In de eerste plaats als direct belanghebbende. Een stichting uit Breda, die zich inzet voor het behoud van de bossen in Noord-Brabant, is bijvoorbeeld normadressaat op het moment dat zij een besluit ontvangt, waarin het college van B&W van de gemeente Breda haar een subsidie toekent.

Ook kan dezelfde Bredase stichting derde-belanghebbende zijn als aan de vijf besproken criteria wordt voldaan. Neem bijvoorbeeld de situatie waarin een bestuursorgaan een vergunning afgeeft voor het bouwen van een studentenflat tegenover het gebouw van genoemde stichting. De stichting voldoet in dit geval aan de vijf genoemde criteria en is dus derde-belanghebbende.

Volgens de wetgever is er nog een derde manier waarop een rechtspersoon belanghebbende kan zijn. Het betreft dan wel een rechtspersoon die zich inzet voor bepaalde algemene of collectieve belangen (zie art. 1:2 lid 3 Awb). In de praktijk gaat het meestal om stichtingen en verenigingen.

Stel dat het college van B&W van de gemeente Eindhoven toestaat een stuk bos te kappen ten behoeve van een bedrijventerrein. De genoemde stichting uit Breda, die zich inzet voor het behoud van de bossen in Noord-Brabant, is in zo’n geval geen direct-belanghebbende en geen derde-belanghebbende.

Niettemin kan de stichting uit Breda belanghebbende zijn bij het besluit. Dat is het geval als uit de statuten en feitelijke werkzaamheden is af te leiden dat deze stichting zich inzet voor het behoud van de bossen in Noord-Brabant.

Bestuursorganen

Tot slot stelt de wet dat een bestuursorgaan ook een belanghebbende kan zijn. Het moet dan wel gaan om de ‘aan het bestuursorgaan toevertrouwde belangen’ (zie art. 1:2 lid 2 Awb).
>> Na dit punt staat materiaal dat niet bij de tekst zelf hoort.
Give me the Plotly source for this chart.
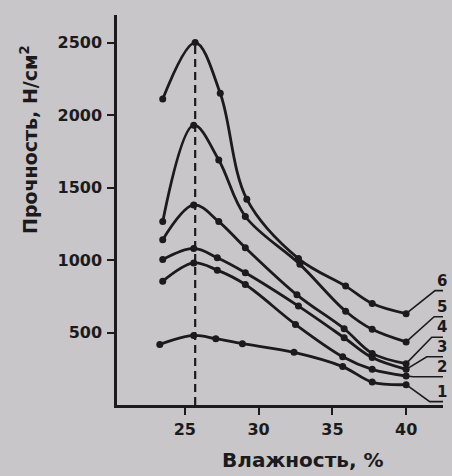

Zo kan een burgemeester belanghebbende zijn als een naburige gemeente besluit toestemming te geven voor een nachtclub in de onmiddellijke nabijheid van de gemeentegrens. De burgemeester heeft immers de taak te waken over de openbare orde en veiligheid in zijn gemeente. Dat is een ‘aan hem toevertrouwd belang’.